If I was to categorize “Together Together,” a new movie starring Ed Helms and now on V.O.D., I guess I’d have to create a new category, the non rom com. It’s a relationship comedy that has some, but not all, of the hallmarks of a romantic comedy, but walks its own path.
Helms is Matt, a 45-year-old single man who wants to start a family. When we first meet him he’s awkwardly interviewing 26-year-old millennial Anna (Patti Harrison) for the job of surrogate. She has snappy answers to his questions—Have you ever stolen anything?—and gets the job. Matt is eager to begin his new life as a single dad but Anna, who gave a baby up for adoption years before, sees it as a gig, a transaction with a $15,000 fee.
Divided into trimesters, as story unfolds Matt and Anna’s relationship grows. They share meals, watch “Friends,” which she has never seen, and take prenatal classes together. They even attend a kind of couple’s therapy, even though their relationship isn’t romantic. It’s more complicated than that. They aren’t a couple but their relationship is intimate on many levels and it leads to misunderstandings that threaten their personal and business relationship.
“Together Together” often feels like it is turning the corner to becoming a Hollywood rom com and then, just as often, does a u-turn. It constantly defies the traditional rom com journey, while allowing the characters to have an interesting connection.

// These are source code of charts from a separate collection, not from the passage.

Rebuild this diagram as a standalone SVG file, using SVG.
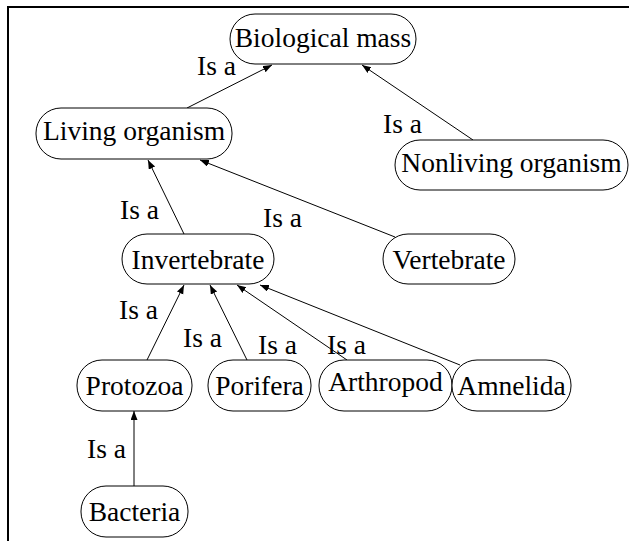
<svg xmlns="http://www.w3.org/2000/svg" width="629" height="541" viewBox="0 0 629 541">
  <defs>
    <marker id="tip" markerUnits="userSpaceOnUse" markerWidth="10" markerHeight="8" refX="9" refY="3.5" orient="auto">
      <path d="M0,0 L9,3.5 L0,7 Z" fill="#000"/>
    </marker>
  </defs>
  <style>
    .box { fill: #fff; stroke: #000; stroke-width: 1; }
    text { font-family: 'Liberation Serif', 'DejaVu Serif', serif; font-size: 27.5px; fill: #000; }
    .lbl { text-anchor: middle; }
    .edge { fill: none; stroke: #000; stroke-width: 1; marker-end: url(#tip); }
    .frame { stroke: #000; stroke-width: 2; fill: none; }
  </style>
  <rect width="629" height="541" fill="#fff"/>

  <!-- frame -->
  <path class="frame" d="M8,541 L8,7 L629,7"/>

  <!-- connectors -->
  <g id="connectors">
    <line class="edge" x1="187" y1="108" x2="272" y2="65"/>
    <line class="edge" x1="473" y1="140" x2="362" y2="65"/>
    <line class="edge" x1="184" y1="234" x2="148" y2="160"/>
    <line class="edge" x1="395" y1="237" x2="200" y2="160"/>
    <line class="edge" x1="147" y1="360" x2="184" y2="285"/>
    <line class="edge" x1="247" y1="360" x2="210" y2="285"/>
    <line class="edge" x1="347" y1="360" x2="237" y2="285"/>
    <line class="edge" x1="460" y1="365" x2="260" y2="285"/>
    <line class="edge" x1="134" y1="486" x2="134" y2="411"/>
    <text x="197" y="75">Is a</text>
    <text x="383" y="133">Is a</text>
    <text x="120" y="219">Is a</text>
    <text x="263" y="227">Is a</text>
    <text x="119" y="319">Is a</text>
    <text x="183" y="347">Is a</text>
    <text x="258" y="354">Is a</text>
    <text x="327" y="354">Is a</text>
    <text x="87" y="458">Is a</text>
  </g>

  <!-- nodes -->
  <g id="biological-mass">
    <rect class="box" x="230" y="14" width="186" height="50" rx="25"/>
    <text class="lbl" x="323" y="47">Biological mass</text>
  </g>
  <g id="living-organism">
    <rect class="box" x="36" y="108" width="196" height="51" rx="25"/>
    <text class="lbl" x="134" y="140">Living organism</text>
  </g>
  <g id="nonliving-organism">
    <rect class="box" x="395" y="140" width="233" height="50" rx="25"/>
    <text class="lbl" x="511.5" y="172">Nonliving organism</text>
  </g>
  <g id="invertebrate">
    <rect class="box" x="122" y="234" width="152" height="50" rx="25"/>
    <text class="lbl" x="198" y="269">Invertebrate</text>
  </g>
  <g id="vertebrate">
    <rect class="box" x="383" y="234" width="132" height="50" rx="25"/>
    <text class="lbl" x="449" y="269">Vertebrate</text>
  </g>
  <g id="protozoa">
    <rect class="box" x="77" y="360" width="115" height="51" rx="25"/>
    <text class="lbl" x="134.5" y="395">Protozoa</text>
  </g>
  <g id="porifera">
    <rect class="box" x="208" y="360" width="103" height="51" rx="25"/>
    <text class="lbl" x="259.5" y="395">Porifera</text>
  </g>
  <g id="arthropod">
    <rect class="box" x="319" y="360" width="133" height="51" rx="25"/>
    <text class="lbl" x="385.5" y="391">Arthropod</text>
  </g>
  <g id="amnelida">
    <rect class="box" x="452" y="360" width="119" height="51" rx="25"/>
    <text class="lbl" x="511.5" y="395">Amnelida</text>
  </g>
  <g id="bacteria">
    <rect class="box" x="81" y="486" width="107" height="51" rx="25"/>
    <text class="lbl" x="134.5" y="521">Bacteria</text>
  </g>
</svg>
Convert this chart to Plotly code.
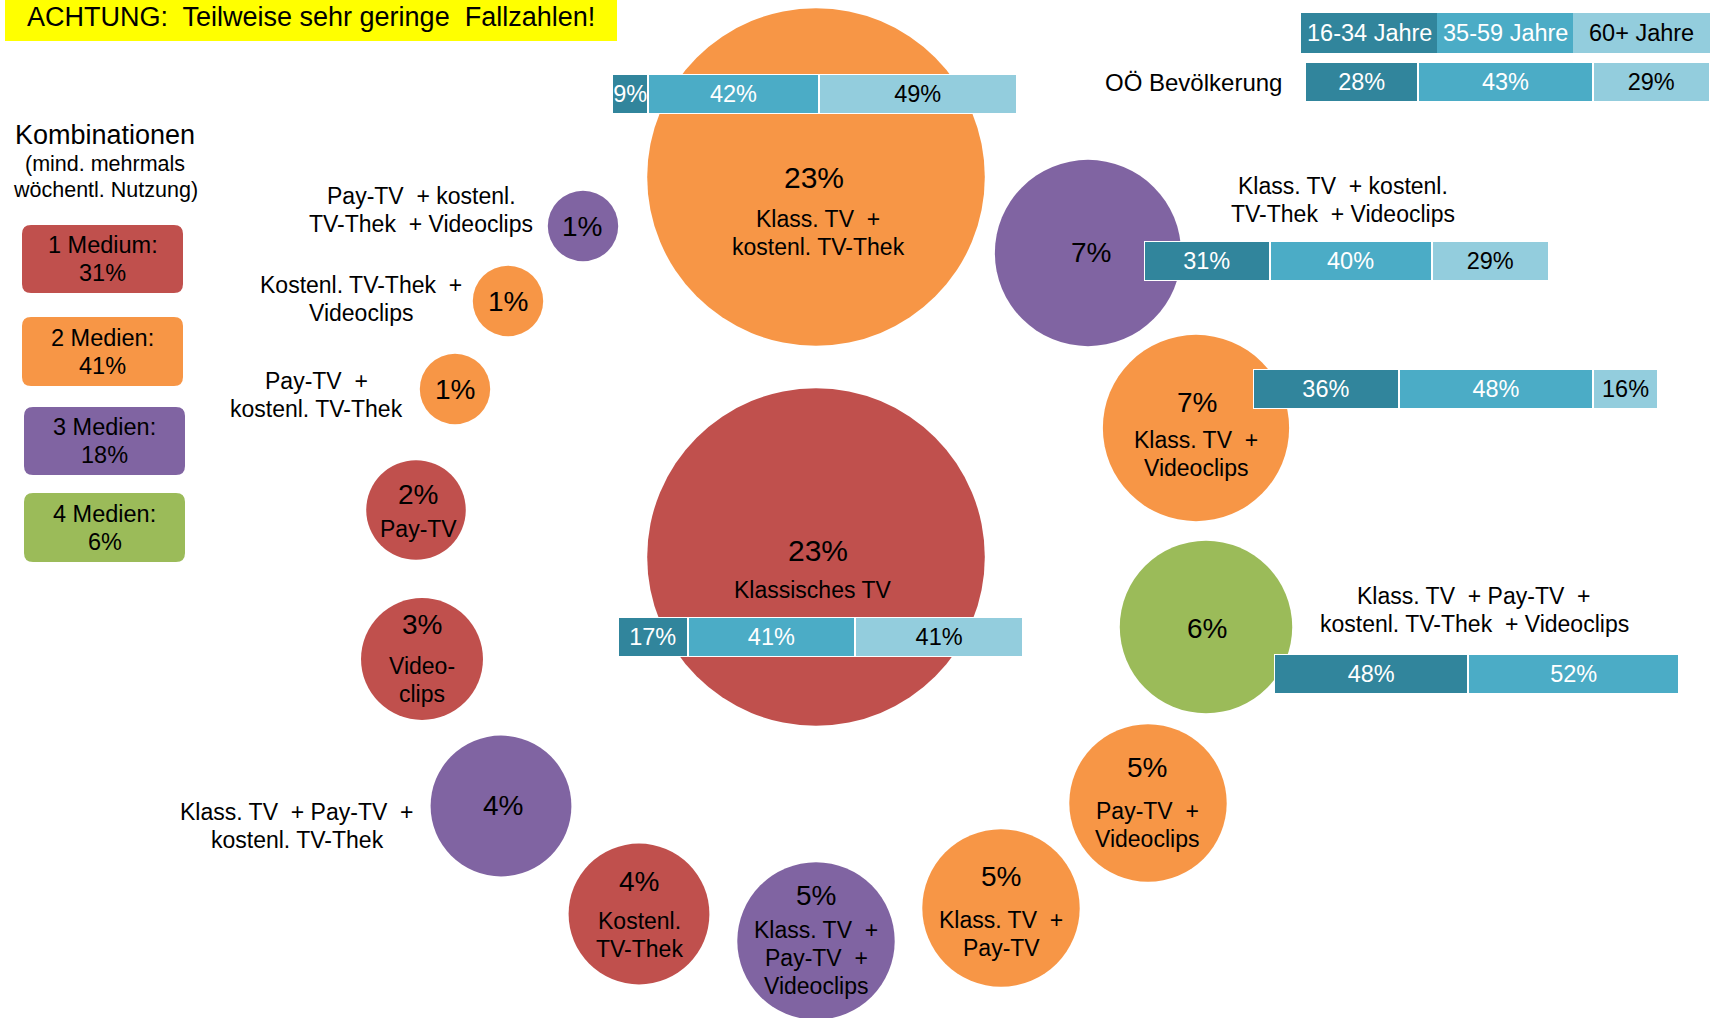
import math
import plotly.graph_objects as go

W, H = 1710, 1018
FONT = "Liberation Sans, Arial, sans-serif"

# ---------------- data ----------------
combo_labels = [
    "Klass. TV  +<br>kostenl. TV-Thek",
    "Klassisches TV",
    "Klass. TV  + kostenl.<br>TV-Thek  + Videoclips",
    "Klass. TV  +<br>Videoclips",
    "Klass. TV  + Pay-TV  +<br>kostenl. TV-Thek  + Videoclips",
    "Pay-TV  +<br>Videoclips",
    "Klass. TV  +<br>Pay-TV",
    "Klass. TV  +<br>Pay-TV  +<br>Videoclips",
    "Kostenl.<br>TV-Thek",
    "Klass. TV  + Pay-TV  +<br>kostenl. TV-Thek",
    "Video-<br>clips",
    "Pay-TV",
    "Pay-TV  +<br>kostenl. TV-Thek",
    "Kostenl. TV-Thek  +<br>Videoclips",
    "Pay-TV  + kostenl.<br>TV-Thek  + Videoclips",
]
combo_share = [23, 23, 7, 7, 6, 5, 5, 5, 4, 4, 3, 2, 1, 1, 1]
combo_media = [2, 1, 3, 2, 4, 2, 2, 3, 1, 3, 1, 1, 2, 2, 3]

legend_labels = ["1 Medium:", "2 Medien:", "3 Medien:", "4 Medien:"]
legend_share = [31, 41, 18, 6]

age_groups = ["16-34 Jahre", "35-59 Jahre", "60+ Jahre"]
age_rows = ["Klass. TV + kostenl. TV-Thek", "OÖ Bevölkerung",
            "Klass. TV + kostenl. TV-Thek + Videoclips", "Klass. TV + Videoclips",
            "Klassisches TV", "Klass. TV + Pay-TV + kostenl. TV-Thek + Videoclips"]
age_16_34 = [9, 28, 31, 36, 17, 48]
age_35_59 = [42, 43, 40, 48, 41, 52]
age_60p = [49, 29, 29, 16, 41, 0]

# ---------------- layout / style ----------------
media_colors = {1: "#C0504D", 2: "#F79646", 3: "#8064A2", 4: "#9BBB59"}
age_colors = ["#31859C", "#4BACC6", "#93CDDD"]
age_text_colors = ["white", "white", "black"]

bubble_pos = [(816, 177), (816, 557), (1088, 253), (1196, 428), (1206, 627),
              (1148, 803), (1001, 908), (816, 941), (639, 914), (501, 806),
              (422, 659), (416, 510), (455, 389), (508, 301), (583, 226)]
pct_pos = [(814, 177), (818, 550), (1091, 252), (1197, 402), (1207, 628),
           (1147, 767), (1001, 876), (816, 895), (639, 881), (503, 805),
           (422, 624), (418, 494), (455, 389), (508, 301), (582, 226)]
label_pos = [(818, 233), (812, 590), (1343, 200), (1196, 454), (1474, 610),
             (1147, 825), (1001, 934), (816, 958), (639, 935), (297, 826),
             (422, 680), (418, 529), (316, 395), (361, 299), (421, 210)]
pct_font = [30, 30, 28, 28, 28, 28, 28, 28, 28, 28, 28, 28, 28, 28, 28]
LINE_H = 28
LABEL_FONT = 23

bar_pos = [(612, 74), (1305, 62), (1144, 241), (1253, 369), (618, 617), (1274, 654)]
BAR_W, BAR_H = 405, 40

legend_boxes = [(22, 225, 183, 293), (22, 317, 183, 386), (24, 407, 185, 475), (24, 493, 185, 562)]

K = 70.4  # px diameter per sqrt(percent)

fig = go.Figure()

# bubbles
fig.add_trace(go.Scatter(
    x=[p[0] for p in bubble_pos], y=[p[1] for p in bubble_pos],
    mode="markers",
    marker=dict(size=[K * math.sqrt(v) for v in combo_share],
                color=[media_colors[m] for m in combo_media],
                line=dict(width=0), opacity=1),
    cliponaxis=False, hoverinfo="skip", showlegend=False,
))

annotations = []
shapes = []


def add_lines(text, cx, cy, size, color="black", spacing=LINE_H):
    lines = text.split("<br>")
    n = len(lines)
    for j, ln in enumerate(lines):
        annotations.append(dict(x=cx, y=cy + (j - (n - 1) / 2) * spacing,
                                text=ln.replace("  ", "\u00a0 "),
                                showarrow=False, xref="x", yref="y",
                                font=dict(size=size, color=color, family=FONT)))


for i, v in enumerate(combo_share):
    annotations.append(dict(x=pct_pos[i][0], y=pct_pos[i][1], text=f"{v}%",
                            showarrow=False, xref="x", yref="y",
                            font=dict(size=pct_font[i], color="black", family=FONT)))
    add_lines(combo_labels[i], label_pos[i][0], label_pos[i][1], LABEL_FONT)

# stacked age bars, each on its own axis pair
layout_axes = {}
for r in range(len(age_rows)):
    n = r + 2
    vals = [age_16_34[r], age_35_59[r], age_60p[r]]
    total = sum(vals)
    x0, y0 = bar_pos[r]
    layout_axes[f"xaxis{n}"] = dict(domain=[x0 / W, min(1, (x0 + BAR_W) / W)], range=[0, total],
                                    visible=False, anchor=f"y{n}", fixedrange=True)
    layout_axes[f"yaxis{n}"] = dict(domain=[1 - (y0 + BAR_H) / H, 1 - y0 / H], range=[-0.5, 0.5],
                                    visible=False, anchor=f"x{n}", fixedrange=True)
    for g in range(3):
        if vals[g] <= 0:
            continue
        fig.add_trace(go.Bar(
            x=[vals[g]], y=[0], orientation="h", width=1,
            xaxis=f"x{n}", yaxis=f"y{n}",
            marker=dict(color=age_colors[g], line=dict(color="white", width=2)),
            text=[f"{vals[g]}%"], textposition="inside", insidetextanchor="middle",
            textangle=0, constraintext="none",
            textfont=dict(size=23.5, color=age_text_colors[g], family=FONT),
            hoverinfo="skip", showlegend=False,
        ))

# row label for population bar
annotations.append(dict(x=1284, y=82, text="OÖ Bevölkerung", showarrow=False, xref="x", yref="y",
                        xanchor="right", font=dict(size=24, color="black", family=FONT)))

# header cells
hx = [1301, 1437, 1573, 1710]
for g in range(3):
    shapes.append(dict(type="rect", xref="x", yref="y", x0=hx[g], x1=hx[g + 1], y0=13, y1=53,
                       fillcolor=age_colors[g], line=dict(width=0), layer="above"))
    annotations.append(dict(x=(hx[g] + hx[g + 1]) / 2, y=33, text=age_groups[g], showarrow=False,
                            xref="x", yref="y",
                            font=dict(size=23.5, color=age_text_colors[g], family=FONT)))

# warning box
shapes.append(dict(type="rect", xref="x", yref="y", x0=5, x1=617, y0=0, y1=41,
                   fillcolor="#FFFF00", line=dict(width=0), layer="below"))
annotations.append(dict(x=311, y=17, text="ACHTUNG:\u00a0 Teilweise sehr geringe\u00a0 Fallzahlen!",
                        showarrow=False, xref="x", yref="y",
                        font=dict(size=27, color="black", family=FONT)))

# legend
annotations.append(dict(x=105, y=135, text="Kombinationen", showarrow=False, xref="x", yref="y",
                        font=dict(size=27, color="black", family=FONT)))
add_lines("(mind. mehrmals<br>wöchentl. Nutzung)", 105, 177, 21.5, spacing=26)


def rounded(x0, y0, x1, y1, r):
    return (f"M{x0 + r},{y0} L{x1 - r},{y0} Q{x1},{y0} {x1},{y0 + r} L{x1},{y1 - r} "
            f"Q{x1},{y1} {x1 - r},{y1} L{x0 + r},{y1} Q{x0},{y1} {x0},{y1 - r} "
            f"L{x0},{y0 + r} Q{x0},{y0} {x0 + r},{y0} Z")


for k in range(4):
    x0, y0, x1, y1 = legend_boxes[k]
    shapes.append(dict(type="path", xref="x", yref="y", path=rounded(x0, y0, x1, y1, 9),
                       fillcolor=media_colors[k + 1], line=dict(width=0), layer="below"))
    add_lines(f"{legend_labels[k]}<br>{legend_share[k]}%", (x0 + x1) / 2, (y0 + y1) / 2, 23.5)

fig.update_layout(
    width=W, height=H, margin=dict(l=0, r=0, t=0, b=0),
    paper_bgcolor="white", plot_bgcolor="rgba(0,0,0,0)",
    xaxis=dict(range=[0, W], visible=False, domain=[0, 1], fixedrange=True),
    yaxis=dict(range=[H, 0], visible=False, domain=[0, 1], fixedrange=True),
    barmode="stack", showlegend=False,
    annotations=annotations, shapes=shapes,
    font=dict(family=FONT),
    **layout_axes,
)

fig.write_html("out.html", config={"displayModeBar": False},
               post_script="document.body.style.margin='0';document.body.style.overflow='hidden';")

Writer/director Nikole Beckwith has crafted a movie about a platonic relationship between a man and a woman, fringed with humour, melancholy and warmth. Helms brings his trademarked nerdy awkwardness to the role, expertly playing off Harrison’s more sardonic take on Anna. They are a compelling couple, even if they’re not actually a couple.
“Together Together” is a different take on “When Harry Met Sally,” providing an updated and rather sweet answer to that movie’s famous query, “Can men and women be friends or does sex always get in the way?”